Union Pacific (1939) ***
Distributed by Paramount Pictures
Directed by Cecil B. DeMille
Continuing the odd Virginian connection, we have 1939’s Union Pacific. Released right around the time of Stagecoach, the two big budget films helped to bring the genre out of the B-movie serial slump it was in through much of the 30s. The story is Ernest Haycox's novel "Trouble Shooter." Cecil B. Demille was not a great director of westerns and Union Pacific is more of a historical epic with western spectacle thrown in for good measure and many of the scenes are borrowed from The Iron Horse. The cast, however, is superb and the big ticket train wrecks and an Indian/Cavalry battle carry the film. The film was even up for an Academy Award for Best Special Effects that year.
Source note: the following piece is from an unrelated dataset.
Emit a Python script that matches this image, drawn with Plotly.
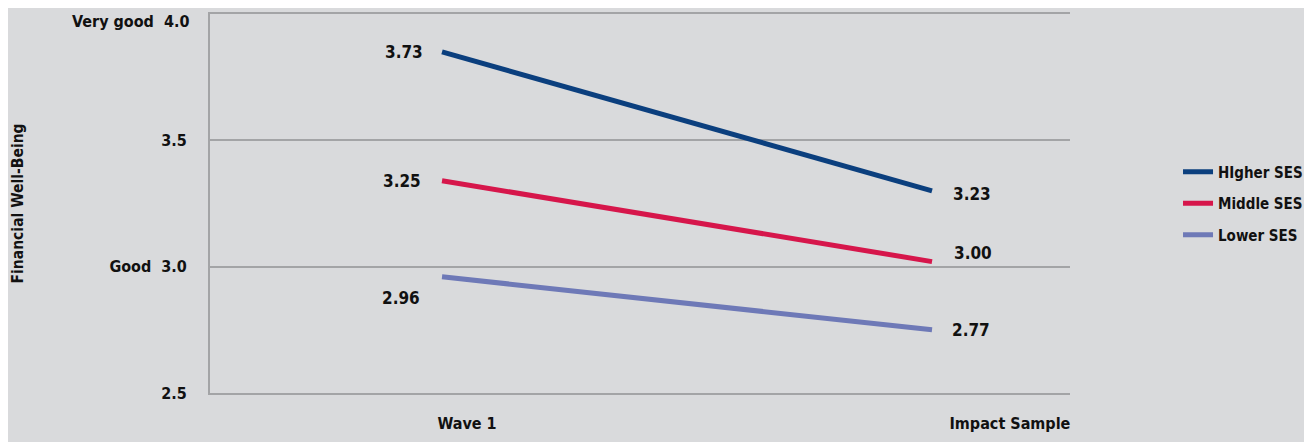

Jeff Butler (Joel McCrea) is working for the Union Pacific to keep the Irish plugging away to beat the Central Pacific to Utah. An unscrupulous investor pays Sid Campeau (Brian Dunlevy) and Dick Allen (Robert Preston) to work against the railroad by distracting the Irish with booze, gambling, and women. Jeff and Dick turn out to be old pals but are split by their opposing interests and their collective interest in the railroad mail gal (Barbara Stanwyck with a grating accent). The film covers all the fictionalized action leading up to the "Last Spike" driven in 1869 (fun fact - they used the actual golden spike for the film). McCrea and Dunlevy would go on to play against one another as the Virginian and Trampus in 1946’s version of The Virginian.